From then on, I was sidelined. They talked about Elizabeth Taylor, Peckinpah, and the displacement film Westworld, set in a recreational frontier town of cyborgs. Isolde railed against cartoon movies and bristled when asked whether she agreed that Friday the 13th was the best horror movie ever. That honor she reserved for Evil Dead II.
The liquor was cognac, and I was starting to feel ill from thought of my caloric intake for the day, well in excess of what my diet allowed. I looked out the window and was certain we’d passed this bridge before. I despaired of this drive ever coming to an end.
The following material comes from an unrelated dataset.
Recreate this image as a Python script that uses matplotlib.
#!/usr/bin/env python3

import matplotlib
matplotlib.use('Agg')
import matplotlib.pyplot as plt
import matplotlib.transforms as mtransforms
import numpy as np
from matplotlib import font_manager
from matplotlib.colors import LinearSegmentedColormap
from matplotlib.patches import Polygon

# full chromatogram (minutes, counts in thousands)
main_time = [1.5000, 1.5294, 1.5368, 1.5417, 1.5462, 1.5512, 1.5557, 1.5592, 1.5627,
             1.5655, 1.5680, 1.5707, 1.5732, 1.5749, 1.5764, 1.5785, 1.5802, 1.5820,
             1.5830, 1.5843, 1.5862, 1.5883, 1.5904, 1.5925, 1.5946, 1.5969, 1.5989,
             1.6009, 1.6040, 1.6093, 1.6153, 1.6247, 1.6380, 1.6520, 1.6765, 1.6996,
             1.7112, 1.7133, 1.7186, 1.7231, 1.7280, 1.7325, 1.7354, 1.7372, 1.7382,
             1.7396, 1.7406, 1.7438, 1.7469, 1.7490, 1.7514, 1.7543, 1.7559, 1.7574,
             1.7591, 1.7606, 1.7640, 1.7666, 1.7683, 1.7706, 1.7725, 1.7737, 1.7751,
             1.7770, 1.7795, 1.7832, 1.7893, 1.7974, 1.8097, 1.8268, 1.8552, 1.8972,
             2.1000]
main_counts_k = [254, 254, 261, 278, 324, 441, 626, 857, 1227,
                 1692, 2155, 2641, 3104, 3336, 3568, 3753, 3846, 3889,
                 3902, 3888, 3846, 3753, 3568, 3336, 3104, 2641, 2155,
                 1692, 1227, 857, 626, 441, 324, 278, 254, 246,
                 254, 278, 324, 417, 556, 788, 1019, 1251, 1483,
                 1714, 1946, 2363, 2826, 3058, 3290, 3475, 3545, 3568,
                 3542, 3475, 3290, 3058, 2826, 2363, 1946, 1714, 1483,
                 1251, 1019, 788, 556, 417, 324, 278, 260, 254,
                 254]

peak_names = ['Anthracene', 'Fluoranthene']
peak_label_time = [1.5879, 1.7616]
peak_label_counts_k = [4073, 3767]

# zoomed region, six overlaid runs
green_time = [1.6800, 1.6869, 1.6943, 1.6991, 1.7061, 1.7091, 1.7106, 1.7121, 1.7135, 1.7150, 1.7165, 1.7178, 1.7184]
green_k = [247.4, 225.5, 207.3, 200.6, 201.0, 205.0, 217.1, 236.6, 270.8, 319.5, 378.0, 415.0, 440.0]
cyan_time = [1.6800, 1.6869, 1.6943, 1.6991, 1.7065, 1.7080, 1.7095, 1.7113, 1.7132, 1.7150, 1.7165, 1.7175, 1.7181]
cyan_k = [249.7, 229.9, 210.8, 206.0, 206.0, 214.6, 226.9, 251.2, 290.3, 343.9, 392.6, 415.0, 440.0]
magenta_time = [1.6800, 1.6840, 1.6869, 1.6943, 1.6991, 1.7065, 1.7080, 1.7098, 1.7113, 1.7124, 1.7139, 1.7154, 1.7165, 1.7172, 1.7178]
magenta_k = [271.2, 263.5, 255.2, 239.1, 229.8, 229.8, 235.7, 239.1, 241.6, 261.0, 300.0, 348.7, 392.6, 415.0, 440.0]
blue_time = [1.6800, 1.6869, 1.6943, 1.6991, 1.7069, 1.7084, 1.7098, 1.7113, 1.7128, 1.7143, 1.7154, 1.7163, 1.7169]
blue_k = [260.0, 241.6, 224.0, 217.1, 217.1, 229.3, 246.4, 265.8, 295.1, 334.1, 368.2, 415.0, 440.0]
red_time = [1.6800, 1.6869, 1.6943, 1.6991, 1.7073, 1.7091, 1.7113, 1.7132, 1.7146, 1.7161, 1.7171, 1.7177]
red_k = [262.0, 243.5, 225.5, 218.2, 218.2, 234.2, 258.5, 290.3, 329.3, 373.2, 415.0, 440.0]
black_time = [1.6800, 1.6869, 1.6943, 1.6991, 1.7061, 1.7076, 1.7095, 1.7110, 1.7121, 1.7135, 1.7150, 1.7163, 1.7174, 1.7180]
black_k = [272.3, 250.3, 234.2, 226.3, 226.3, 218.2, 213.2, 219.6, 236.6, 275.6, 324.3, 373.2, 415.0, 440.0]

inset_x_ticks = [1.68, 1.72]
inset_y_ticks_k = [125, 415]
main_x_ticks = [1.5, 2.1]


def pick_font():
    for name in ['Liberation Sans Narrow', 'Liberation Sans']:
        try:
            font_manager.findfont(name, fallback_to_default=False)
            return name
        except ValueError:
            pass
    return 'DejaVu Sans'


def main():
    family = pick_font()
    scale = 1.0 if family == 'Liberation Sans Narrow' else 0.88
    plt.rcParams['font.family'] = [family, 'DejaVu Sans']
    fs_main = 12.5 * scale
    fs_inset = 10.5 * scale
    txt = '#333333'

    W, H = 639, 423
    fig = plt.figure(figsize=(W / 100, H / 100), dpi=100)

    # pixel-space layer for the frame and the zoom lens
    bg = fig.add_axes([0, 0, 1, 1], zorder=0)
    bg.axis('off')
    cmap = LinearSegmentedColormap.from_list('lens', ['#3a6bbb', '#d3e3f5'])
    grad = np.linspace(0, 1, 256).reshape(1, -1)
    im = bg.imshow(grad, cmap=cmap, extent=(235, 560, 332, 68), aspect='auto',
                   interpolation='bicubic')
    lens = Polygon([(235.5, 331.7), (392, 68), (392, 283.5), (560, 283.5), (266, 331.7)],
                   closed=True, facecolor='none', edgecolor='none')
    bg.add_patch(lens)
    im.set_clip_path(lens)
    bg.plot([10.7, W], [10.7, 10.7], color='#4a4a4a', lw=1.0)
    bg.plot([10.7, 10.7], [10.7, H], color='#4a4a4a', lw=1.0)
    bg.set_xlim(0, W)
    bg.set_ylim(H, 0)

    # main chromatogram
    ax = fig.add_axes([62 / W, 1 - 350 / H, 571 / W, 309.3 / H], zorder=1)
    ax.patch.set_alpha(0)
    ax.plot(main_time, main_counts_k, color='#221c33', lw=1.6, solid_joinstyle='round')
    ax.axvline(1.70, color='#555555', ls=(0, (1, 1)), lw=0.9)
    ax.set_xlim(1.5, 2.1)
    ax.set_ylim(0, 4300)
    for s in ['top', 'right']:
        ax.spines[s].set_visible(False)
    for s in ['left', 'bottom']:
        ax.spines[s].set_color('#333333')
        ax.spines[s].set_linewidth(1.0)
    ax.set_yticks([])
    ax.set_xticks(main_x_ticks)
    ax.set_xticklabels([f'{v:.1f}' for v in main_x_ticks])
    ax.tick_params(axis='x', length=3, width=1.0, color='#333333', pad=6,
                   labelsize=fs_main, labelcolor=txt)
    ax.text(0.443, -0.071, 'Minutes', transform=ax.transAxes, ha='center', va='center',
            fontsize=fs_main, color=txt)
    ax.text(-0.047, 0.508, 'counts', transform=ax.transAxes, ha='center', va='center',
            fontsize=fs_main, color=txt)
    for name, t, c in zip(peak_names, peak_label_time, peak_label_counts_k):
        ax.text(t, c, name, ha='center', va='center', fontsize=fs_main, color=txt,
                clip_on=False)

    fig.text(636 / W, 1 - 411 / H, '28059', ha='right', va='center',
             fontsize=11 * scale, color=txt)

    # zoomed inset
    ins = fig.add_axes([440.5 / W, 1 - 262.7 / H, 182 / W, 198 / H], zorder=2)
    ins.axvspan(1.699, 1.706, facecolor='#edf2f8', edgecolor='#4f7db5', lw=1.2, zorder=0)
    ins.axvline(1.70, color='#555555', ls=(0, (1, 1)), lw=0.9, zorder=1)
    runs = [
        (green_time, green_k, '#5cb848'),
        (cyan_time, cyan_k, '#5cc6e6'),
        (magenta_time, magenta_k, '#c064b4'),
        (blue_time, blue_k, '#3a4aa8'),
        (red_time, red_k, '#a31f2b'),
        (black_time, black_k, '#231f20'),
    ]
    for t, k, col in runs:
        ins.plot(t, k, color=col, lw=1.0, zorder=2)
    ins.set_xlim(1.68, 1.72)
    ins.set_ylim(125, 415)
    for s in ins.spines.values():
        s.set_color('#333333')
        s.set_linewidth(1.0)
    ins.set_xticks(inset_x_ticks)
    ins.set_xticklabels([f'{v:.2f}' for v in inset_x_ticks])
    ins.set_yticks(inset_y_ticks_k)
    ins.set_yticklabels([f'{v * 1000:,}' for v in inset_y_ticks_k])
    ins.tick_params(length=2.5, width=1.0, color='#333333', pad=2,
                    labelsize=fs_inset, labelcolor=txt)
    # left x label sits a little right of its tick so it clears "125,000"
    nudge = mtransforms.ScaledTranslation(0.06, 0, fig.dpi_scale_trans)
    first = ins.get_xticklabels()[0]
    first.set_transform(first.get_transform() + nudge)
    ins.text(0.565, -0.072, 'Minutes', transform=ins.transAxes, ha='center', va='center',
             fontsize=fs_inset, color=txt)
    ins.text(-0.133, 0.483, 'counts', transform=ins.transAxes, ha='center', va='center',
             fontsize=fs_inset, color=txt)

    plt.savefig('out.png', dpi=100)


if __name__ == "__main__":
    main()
I sat back. I was exhausted. The man in the leisure suit asked me about my family, and when I told him about my wife and child—how much I missed them—he finished the last of his drink and appeared to shut down. Stopped talking. Leaned back and stared at his hands with an expression so leached of feeling, it was as though you could source the country’s bleakness to his face. Perhaps he was a paid look-alike, but no matter. I liked him and began to pity the fallout of having to live as we did, at the top of our field, commanding the people and forging ahead. I expected Kim Jong-il’s personal life was no less dismantling than mine. He had four wives, seven offspring; I wondered how many of his wives couldn’t stand him, either. I had the urge to pat him on the knee and say I understood. But the moment passed. And next I knew, we were back at our hotel. It was a Monday morning, 7 a.m., and the city, for its millions, was dead.
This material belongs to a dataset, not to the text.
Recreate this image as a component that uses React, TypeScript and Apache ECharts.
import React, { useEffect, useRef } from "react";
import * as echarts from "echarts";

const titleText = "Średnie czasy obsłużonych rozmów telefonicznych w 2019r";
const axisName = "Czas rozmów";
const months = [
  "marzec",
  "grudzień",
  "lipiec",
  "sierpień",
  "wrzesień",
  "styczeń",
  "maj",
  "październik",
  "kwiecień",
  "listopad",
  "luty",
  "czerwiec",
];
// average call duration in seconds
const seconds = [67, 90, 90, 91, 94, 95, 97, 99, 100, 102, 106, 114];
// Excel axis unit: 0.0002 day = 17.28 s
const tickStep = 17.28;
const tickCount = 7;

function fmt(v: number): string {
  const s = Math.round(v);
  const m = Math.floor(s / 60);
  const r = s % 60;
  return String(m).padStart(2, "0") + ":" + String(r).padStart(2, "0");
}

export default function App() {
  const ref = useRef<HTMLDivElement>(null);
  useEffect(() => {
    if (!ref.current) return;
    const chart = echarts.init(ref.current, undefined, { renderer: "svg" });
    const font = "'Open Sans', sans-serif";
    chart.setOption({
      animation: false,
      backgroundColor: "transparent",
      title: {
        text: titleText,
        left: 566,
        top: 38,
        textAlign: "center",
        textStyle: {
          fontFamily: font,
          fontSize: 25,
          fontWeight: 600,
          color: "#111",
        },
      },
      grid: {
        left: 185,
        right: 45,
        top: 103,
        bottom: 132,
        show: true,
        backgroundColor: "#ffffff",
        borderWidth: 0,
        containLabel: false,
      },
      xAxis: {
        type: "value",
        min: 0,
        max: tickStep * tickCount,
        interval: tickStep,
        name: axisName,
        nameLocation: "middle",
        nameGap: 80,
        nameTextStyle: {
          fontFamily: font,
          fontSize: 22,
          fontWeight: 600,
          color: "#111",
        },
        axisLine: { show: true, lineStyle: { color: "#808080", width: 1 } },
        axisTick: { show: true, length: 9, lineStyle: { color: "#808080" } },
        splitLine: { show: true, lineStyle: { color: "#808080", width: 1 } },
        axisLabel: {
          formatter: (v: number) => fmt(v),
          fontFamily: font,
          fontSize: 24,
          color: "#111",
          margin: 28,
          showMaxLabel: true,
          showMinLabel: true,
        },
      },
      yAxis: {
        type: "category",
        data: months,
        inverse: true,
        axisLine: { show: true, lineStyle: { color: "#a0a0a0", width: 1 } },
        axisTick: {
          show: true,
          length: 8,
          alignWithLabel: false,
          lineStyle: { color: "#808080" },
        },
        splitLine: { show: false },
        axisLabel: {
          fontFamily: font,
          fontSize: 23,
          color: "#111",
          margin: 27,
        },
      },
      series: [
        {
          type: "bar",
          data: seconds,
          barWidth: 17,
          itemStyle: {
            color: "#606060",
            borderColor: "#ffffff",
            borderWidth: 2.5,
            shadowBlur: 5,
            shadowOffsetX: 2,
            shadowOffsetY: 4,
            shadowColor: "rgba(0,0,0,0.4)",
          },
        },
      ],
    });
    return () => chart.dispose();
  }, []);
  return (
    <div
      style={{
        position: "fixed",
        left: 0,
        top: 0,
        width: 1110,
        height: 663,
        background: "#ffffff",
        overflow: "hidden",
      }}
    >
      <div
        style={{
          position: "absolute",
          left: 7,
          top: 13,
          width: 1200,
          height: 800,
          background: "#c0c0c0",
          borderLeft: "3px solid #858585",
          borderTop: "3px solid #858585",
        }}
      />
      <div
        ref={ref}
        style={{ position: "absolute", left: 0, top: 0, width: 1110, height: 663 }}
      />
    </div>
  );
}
That afternoon, I met a low-level official who took notes on the Helix—our numbers and stats—and that was that. Homeward bound. Home to this, which is soon to be a eulogy. Can you hear what’s happening outside? It’s the madding crowd
, come to hang the king.
There were choppers overhead. News crews just beyond a perimeter that berthed the house at fifty feet, and guys in bucket trucks who had already started to deforest the grounds. There was tension about when to aggress against the Helix House, and tension between SWAT, which would have welcomed the elevated vantage of a tree-house bower, and the National Guard, which wanted to tank through Cincinnati without stop.
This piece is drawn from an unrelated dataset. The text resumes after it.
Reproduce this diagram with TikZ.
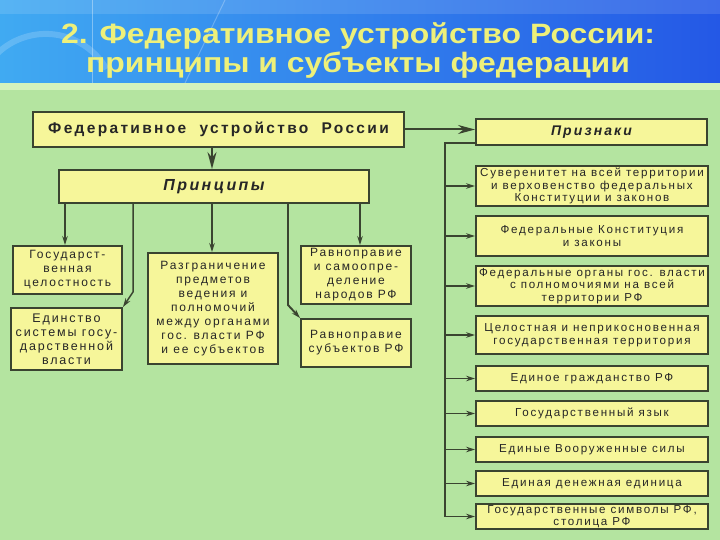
\documentclass[tikz,border=0pt]{standalone}
\usepackage{fontspec}
\setmainfont{Liberation Sans}
\newfontfamily\boxfont[LetterSpace=15]{Liberation Sans}
\newfontfamily\titlefont[FakeStretch=1.14]{Liberation Sans Bold}
\usetikzlibrary{arrows.meta}
\definecolor{bggreen}{HTML}{B4E4A0}
\definecolor{stripgreen}{HTML}{D4F2BC}
\definecolor{boxfill}{HTML}{F6F69A}
\definecolor{boxline}{HTML}{3A4430}
\definecolor{txt}{HTML}{262626}
\definecolor{titleyellow}{HTML}{EEF07A}
\definecolor{blueA}{HTML}{40AAF2}
\definecolor{blueB}{HTML}{1C3FD6}
\definecolor{blueC}{HTML}{2458E6}
\tikzset{
  box/.style={draw=boxline, fill=boxfill, line width=1.9pt, inner sep=0pt,
    align=center, text=txt, font=\boxfont\fontsize{12}{14}\selectfont},
  rbox/.style={box, minimum width=232pt, font=\boxfont\fontsize{11.6}{12.5}\selectfont},
  conn/.style={draw=boxline, line width=1.5pt},
  sarr/.style={conn, -{Stealth[length=9pt,width=5.5pt]}},
  barr/.style={draw=boxline, line width=2pt, -{Stealth[length=17pt,width=9pt]}}
}
\begin{document}
\begin{tikzpicture}[x=1pt,y=-1pt]
\useasboundingbox (0,0) rectangle (720,540);
% background
\fill[bggreen] (0,0) rectangle (720,540);
\shade[left color=blueA, middle color=blueB, right color=blueC] (0,0) rectangle (720,83);
\fill[white, opacity=0.12] (0,0) rectangle (720,14);
\draw[white, opacity=0.18, line width=6pt] (-20,80) arc (200:330:70);
\draw[white, opacity=0.35, line width=0.8pt] (92,0) -- (92,83);
\draw[white, opacity=0.25, line width=1pt] (185,83) -- (225,0);
\fill[stripgreen] (0,83) rectangle (720,90);
% title
\node[text=titleyellow, font=\titlefont\fontsize{28}{29}\selectfont, align=center, inner sep=0pt]
  (title) at (358,50) {2. Федеративное устройство России:\\принципы и субъекты федерации};
% coordinates
\coordinate (xa) at (65,0);
\coordinate (xb) at (133,0);
\coordinate (xc) at (212,0);
\coordinate (xd) at (288,0);
\coordinate (xe) at (360,0);
\coordinate (kb) at (133,292);
\coordinate (kd) at (288,305);
\coordinate (sp0) at (445,143);
\coordinate (sp1) at (445,516.5);
% main boxes
\node[box, minimum width=371pt, minimum height=35pt, font=\boxfont\bfseries\fontsize{15.5}{16}\selectfont]
  (main) at (218.5,129.5) {Федеративное\ \ устройство\ \ России};
\node[box, minimum width=310pt, minimum height=33pt, font=\boxfont\bfseries\itshape\fontsize{16}{16}\selectfont]
  (prin) at (214,186.5) {Принципы};
\node[box, minimum width=231pt, minimum height=26pt, font=\boxfont\bfseries\itshape\fontsize{14}{16}\selectfont]
  (priz) at (591.5,132) {Признаки};
% principles
\node[box, minimum width=109pt, minimum height=48pt] (gos) at (67.5,270)
  {Государст-\\венная\\целостность};
\node[box, minimum width=111pt, minimum height=62pt, font=\boxfont\fontsize{12.5}{14}\selectfont] (edin) at (66.5,339)
  {Единство\\системы госу-\\дарственной\\власти};
\node[box, minimum width=130pt, minimum height=111pt] (razg) at (213,308.5)
  {Разграничение\\предметов\\ведения и\\полномочий\\между органами\\гос. власти РФ\\и ее субъектов};
\node[box, minimum width=110pt, minimum height=58pt] (ravnA) at (356,275)
  {Равноправие\\и самоопре-\\деление\\народов РФ};
\node[box, minimum width=110pt, minimum height=48pt] (ravnB) at (356,343)
  {Равноправие\\субъектов РФ};
% features
\node[rbox, minimum height=40pt] (r1) at (592,186)
  {Суверенитет на всей территории\\и верховенство федеральных\\Конституции и законов};
\node[rbox, minimum height=40pt] (r2) at (592,236)
  {Федеральные Конституция\\и законы};
\node[rbox, minimum height=40pt] (r3) at (592,286)
  {Федеральные органы гос. власти\\с полномочиями на всей\\территории РФ};
\node[rbox, minimum height=38pt] (r4) at (592,335)
  {Целостная и неприкосновенная\\государственная территория};
\node[rbox, minimum height=25pt] (r5) at (592,378.5) {Единое гражданство РФ};
\node[rbox, minimum height=25pt] (r6) at (592,413.5) {Государственный язык};
\node[rbox, minimum height=25pt] (r7) at (592,449.5) {Единые Вооруженные силы};
\node[rbox, minimum height=25pt] (r8) at (592,483.5) {Единая денежная единица};
\node[rbox, minimum height=25pt] (r9) at (592,516.5)
  {Государственные символы РФ,\\столица РФ};
% connectors
\draw[barr] (main.east) -- (priz.west |- main.east);
\draw[barr] (main.south -| xc) -- (prin.north -| xc);
\draw[sarr] (prin.south -| xa) -- (gos.north -| xa);
\draw[sarr] (prin.south -| xb) -- (kb) -- (edin.north east);
\draw[sarr, line width=2pt] (prin.south -| xc) -- (razg.north -| xc);
\draw[sarr, line width=1.9pt] (prin.south -| xd) -- (kd) -- (ravnB.north west);
\draw[sarr] (prin.south -| xe) -- (ravnA.north -| xe);
\draw[conn] (priz.west |- sp0) -- (sp0) -- (sp1);
\foreach \n in {1,...,9} {
  \draw[sarr] (sp0 |- r\n.west) -- (r\n.west);
}
\end{tikzpicture}
\end{document}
Thurlow trolled the halls. Light from the clerestory windows had vanished behind clouds that had rolled in fast. Even the weather seemed to have been conscripted into the narrative of doom being written outside. People in Cincinnati always liked to talk about the tornado outbreak of ’74 and its follow-up in ’99. In ’99, eight of the city’s civil defense sirens malfunctioned or lost power, which betrayed the stupidity of relying a bad-weather siren on electricity when electricity tends to fall victim to bad weather. Most civil defense sirens made use of a minor third to sennet bad news. The sound was not the clamor of police or medical transport but a howl that seemed to exercise the grief of things unsaid; cf. the sob that issued from the Thunderbolt apparatus of downtown Cincinnati when a tornado was afoot. Thurlow had modeled the house alarm on it so that if the house were breached, the news would anguish for miles. But for now, all being inside, he was safe.
He checked his watch, seven o’clock, which meant he was expected online for his weekly appearance. Showing up today was probably not a good idea, though it might be fortifying to gauge the mood of his people. Maybe no one actually cared what was happening at the Helix House, in which case he could cut himself some slack.